Eroica Montalcino: the white roads of red Brunello
The route, if traveled in one day, is intended for athletic and well-trained cyclists: 153 kilometers for 3073 meters of difference in height - with about 50% of gravel - is not for everyone. But the route passes by many towns, some of the most beautiful in Tuscany and is therefore also recommended for less experienced cyclists, who can enjoy it by breaking it into two or more days, staying in villages such as Pienza, Trequanda, San Giovanni d'Asso or Buonconvento.
We leave from the Montalcino Fortress, with an easy start of the stage that will take us up to the GATE of Torrenieri where you encounter the route of the Francigena.
The road hardens to climb back up to San Quirico d'Orcia. The old track was the scene of the 100 Miglia races and we ride it to the historic village of Barbarossa where, at the entrance, a bust of Tazio Nuvolari greets cyclists.
After a visit to the village and its beautiful Collegiate Church, we start riding again along one of the most beautiful and evocative dirt road routes, which takes us to Bagno Vignoni where we can admire the hot water piazza and, if we wish, take the opportunity to bathe in the thermal baths. A unique experience.
We set off again into the heart of the Val d' Orcia Park, where UNESCO watches over every detail that might disturb its harmony. After about ten kilometers we arrive in Pienza, the "ideal city" of Pope Pius II, an urban-architectural jewel to be admired with religious calm.
From Pienza to Montisi the road opens itself to our view among beautiful hills with a lonely dirt section that climbs to 564 meters. This is followed by a short stretch on asphalt road to Trequanda, medieval village of the Cacciaconti family and good oil.
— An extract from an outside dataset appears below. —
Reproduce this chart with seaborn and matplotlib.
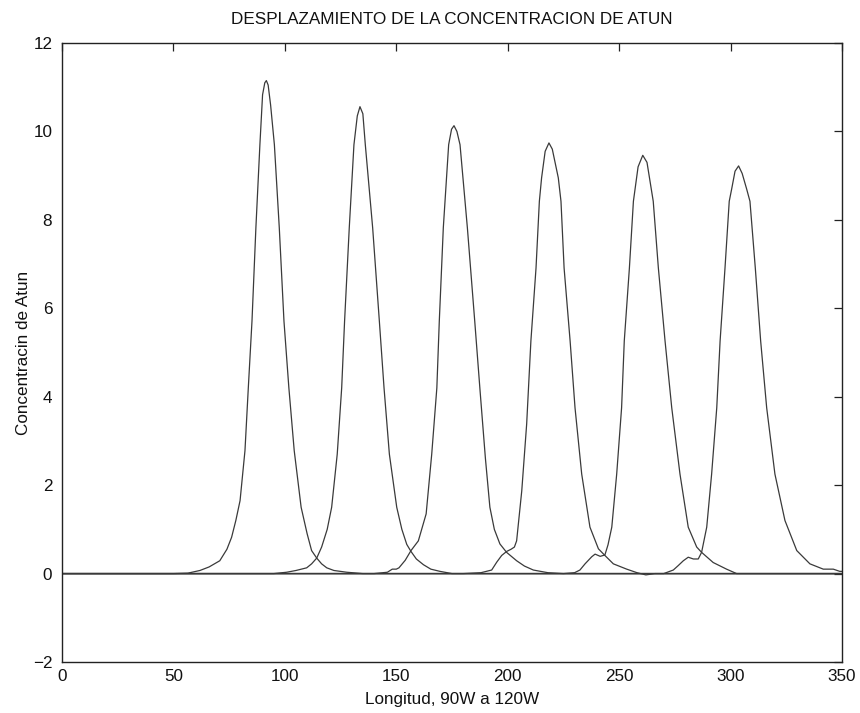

We continue again on a beautiful paved road among the suggestive gullies of the Crete to the village of truffles, San Giovanni d'Asso, continuing immersed in the panorama of the Crete to Buonconvento, village of museums and beautiful walls.
The next stretch is very challenging but fascinating, passing through Castiglion del Bosco and the memorable Brunello vineyards to the extreme part of the area around Siena where the train to Maremma still runs.
At Sant'Angelo Scalo is the second GATE.
We face another short but hard stretch of dirt road through thick woods to the lonely village of Sant'Angelo in Colle, which dominates the Valdorcia. We continue lingering through woods and vineyards along the road to Castelnuovo dell'Abate, a typical medieval village. The sight of the Abbey of Sant'Antimo, said to have been founded by Charlemagne on his return from Rome, removes all doubts for a stop.
One last effort and we are back in Montalcino, which can be reached by a nice paved road. Its wine and monuments are a fitting reward for the cyclist.